The existing garden now flows into the new garden, and the transition between the two is defined via a dry creekbed, planted with a mix of exotics and natives. “The existing garden contained several plants that we could select for this transition,” Phillip says, “such as Echium candicans, Euphorbia, Cistus, Iris, Salvia and Sedum species. We complemented these with plantings of purple-flowered Patersonia occidentalis as well as Dianella species and kangaroo paws.

Lomandra and other grasses were planted to soften the rocks that were used throughout the design. We planted lashings of Billy buttons (Craspedia) and Lythrum salicaria to achieve the effect of a mass of soft yellow and purple colour. Further along the creek and garden beds, we incorporated key feature plants for striking impact, such as grass trees (Xanthorrhoea), huge bottle trees (Brachychiton) and Gymea lilies.”

Phillip brought this poppies display to RHS Chelsea Flower Show 2016. Photo: John Campbell

Challenging times

Phillip admits that the size and scope of this garden was a real challenge. “It was a massive project,” he says. “The planning and build took 15 months – the build alone took five. Detailed planning is critical for these projects, and they often require engineering solutions. The dam was built from our CAD plans, which were uploaded to the excavator – this enabled the machinery to create the specified levels and gradients we needed.”

He also felt it was important that the small details were executed at the same high standard as these large-scale changes, “so that when you zoom in from a couple of hectares down to a square metre, the quality is still there.
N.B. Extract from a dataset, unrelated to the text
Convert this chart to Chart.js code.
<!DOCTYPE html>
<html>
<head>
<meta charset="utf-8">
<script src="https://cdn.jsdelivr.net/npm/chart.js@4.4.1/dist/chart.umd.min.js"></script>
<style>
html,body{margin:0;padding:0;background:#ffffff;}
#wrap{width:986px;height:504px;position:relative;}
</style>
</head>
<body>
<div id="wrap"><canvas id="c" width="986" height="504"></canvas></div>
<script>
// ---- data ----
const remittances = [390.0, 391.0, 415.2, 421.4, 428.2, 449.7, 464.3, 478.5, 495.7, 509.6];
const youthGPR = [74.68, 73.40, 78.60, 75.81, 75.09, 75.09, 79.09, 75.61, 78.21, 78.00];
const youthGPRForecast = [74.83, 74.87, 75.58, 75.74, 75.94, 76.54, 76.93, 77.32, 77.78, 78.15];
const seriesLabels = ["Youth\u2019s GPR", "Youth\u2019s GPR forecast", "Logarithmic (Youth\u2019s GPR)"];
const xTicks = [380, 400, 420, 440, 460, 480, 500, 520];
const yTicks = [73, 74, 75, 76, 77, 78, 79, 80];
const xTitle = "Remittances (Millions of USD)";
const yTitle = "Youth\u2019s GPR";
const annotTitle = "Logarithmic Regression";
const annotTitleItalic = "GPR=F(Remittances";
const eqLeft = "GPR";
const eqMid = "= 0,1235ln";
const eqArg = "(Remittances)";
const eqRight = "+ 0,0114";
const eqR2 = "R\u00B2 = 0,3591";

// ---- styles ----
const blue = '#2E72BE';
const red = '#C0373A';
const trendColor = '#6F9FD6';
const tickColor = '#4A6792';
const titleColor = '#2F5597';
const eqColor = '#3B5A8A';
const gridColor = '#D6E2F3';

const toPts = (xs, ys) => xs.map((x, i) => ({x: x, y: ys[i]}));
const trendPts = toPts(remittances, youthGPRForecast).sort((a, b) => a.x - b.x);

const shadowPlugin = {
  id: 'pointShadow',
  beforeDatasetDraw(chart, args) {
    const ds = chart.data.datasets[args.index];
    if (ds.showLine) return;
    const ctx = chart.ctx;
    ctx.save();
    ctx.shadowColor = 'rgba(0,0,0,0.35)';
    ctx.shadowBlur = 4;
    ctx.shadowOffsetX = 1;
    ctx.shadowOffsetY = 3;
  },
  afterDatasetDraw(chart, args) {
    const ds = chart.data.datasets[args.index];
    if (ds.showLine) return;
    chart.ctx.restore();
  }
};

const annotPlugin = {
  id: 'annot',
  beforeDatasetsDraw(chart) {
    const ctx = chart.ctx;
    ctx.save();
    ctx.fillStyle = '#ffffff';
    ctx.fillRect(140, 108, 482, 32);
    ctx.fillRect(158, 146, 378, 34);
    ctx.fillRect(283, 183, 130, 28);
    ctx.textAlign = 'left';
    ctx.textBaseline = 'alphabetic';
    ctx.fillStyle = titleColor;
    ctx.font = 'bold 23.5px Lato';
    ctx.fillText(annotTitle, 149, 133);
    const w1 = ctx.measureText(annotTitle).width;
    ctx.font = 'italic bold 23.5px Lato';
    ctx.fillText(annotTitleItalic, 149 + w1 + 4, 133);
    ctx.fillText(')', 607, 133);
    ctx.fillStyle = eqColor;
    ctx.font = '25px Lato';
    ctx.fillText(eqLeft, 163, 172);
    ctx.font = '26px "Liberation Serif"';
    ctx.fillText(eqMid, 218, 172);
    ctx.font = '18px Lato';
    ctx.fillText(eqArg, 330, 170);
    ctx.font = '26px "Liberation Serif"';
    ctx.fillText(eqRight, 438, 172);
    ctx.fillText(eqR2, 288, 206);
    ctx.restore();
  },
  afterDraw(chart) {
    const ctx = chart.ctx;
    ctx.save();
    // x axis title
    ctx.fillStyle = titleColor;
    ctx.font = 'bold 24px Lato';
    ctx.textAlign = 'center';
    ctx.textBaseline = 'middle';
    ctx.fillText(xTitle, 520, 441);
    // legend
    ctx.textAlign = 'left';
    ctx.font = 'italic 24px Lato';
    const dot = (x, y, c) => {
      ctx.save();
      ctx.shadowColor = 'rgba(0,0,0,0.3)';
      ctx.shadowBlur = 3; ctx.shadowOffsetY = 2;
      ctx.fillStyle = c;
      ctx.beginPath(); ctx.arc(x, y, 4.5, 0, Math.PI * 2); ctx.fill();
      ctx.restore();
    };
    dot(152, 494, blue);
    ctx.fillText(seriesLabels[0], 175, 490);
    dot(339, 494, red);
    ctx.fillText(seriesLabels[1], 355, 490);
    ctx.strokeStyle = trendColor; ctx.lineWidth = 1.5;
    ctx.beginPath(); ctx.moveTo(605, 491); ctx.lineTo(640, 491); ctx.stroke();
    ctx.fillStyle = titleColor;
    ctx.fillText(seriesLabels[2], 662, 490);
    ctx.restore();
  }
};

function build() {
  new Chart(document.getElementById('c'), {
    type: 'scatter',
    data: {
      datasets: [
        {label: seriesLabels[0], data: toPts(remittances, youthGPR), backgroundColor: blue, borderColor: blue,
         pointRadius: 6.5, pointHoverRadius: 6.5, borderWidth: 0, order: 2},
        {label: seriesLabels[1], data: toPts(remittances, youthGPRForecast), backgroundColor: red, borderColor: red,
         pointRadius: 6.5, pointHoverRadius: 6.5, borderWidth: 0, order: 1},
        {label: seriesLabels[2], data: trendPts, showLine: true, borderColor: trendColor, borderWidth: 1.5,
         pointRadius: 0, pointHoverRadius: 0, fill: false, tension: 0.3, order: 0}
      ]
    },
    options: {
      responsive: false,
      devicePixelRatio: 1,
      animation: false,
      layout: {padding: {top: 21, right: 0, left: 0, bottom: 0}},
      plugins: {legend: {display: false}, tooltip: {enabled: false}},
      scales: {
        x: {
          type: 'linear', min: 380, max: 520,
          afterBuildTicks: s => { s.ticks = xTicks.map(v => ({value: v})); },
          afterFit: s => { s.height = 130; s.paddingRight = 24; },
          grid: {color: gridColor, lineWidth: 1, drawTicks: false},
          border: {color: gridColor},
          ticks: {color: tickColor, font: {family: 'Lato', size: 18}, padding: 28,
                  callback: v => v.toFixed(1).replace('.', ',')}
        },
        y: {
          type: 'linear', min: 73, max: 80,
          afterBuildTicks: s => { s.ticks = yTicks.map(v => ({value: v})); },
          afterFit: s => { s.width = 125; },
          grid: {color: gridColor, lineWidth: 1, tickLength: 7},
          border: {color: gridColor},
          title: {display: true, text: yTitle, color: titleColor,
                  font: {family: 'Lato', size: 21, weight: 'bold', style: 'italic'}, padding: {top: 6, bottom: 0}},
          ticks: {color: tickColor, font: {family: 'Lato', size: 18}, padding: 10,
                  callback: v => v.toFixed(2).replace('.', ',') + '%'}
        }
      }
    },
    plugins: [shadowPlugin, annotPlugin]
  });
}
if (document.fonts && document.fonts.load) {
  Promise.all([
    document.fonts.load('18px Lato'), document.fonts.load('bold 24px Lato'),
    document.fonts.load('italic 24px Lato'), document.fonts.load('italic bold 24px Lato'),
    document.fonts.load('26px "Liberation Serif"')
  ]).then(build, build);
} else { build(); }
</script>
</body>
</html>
That was a real challenge, because of the scale,” he says.

The build was completed in 2014, and has been developing well ever since. Phillip continues to monitor progress, and is proud and pleased with the result. “This is a very young garden,” he says, “but it works well with the heritage of the property, and it blends in with the surrounding garden.”

This garden is also featured in Phillip’s book, Connected (Murdoch Books, £25).


About Phillip Johnson

Phillip Johnson is the director of Phillip Johnson Landscapes and is recognised as an Australian sustainable landscape pioneer in the residential and commercial sectors. He is committed to greening cities and addressing water management through innovative and flexible sustainable landscape design.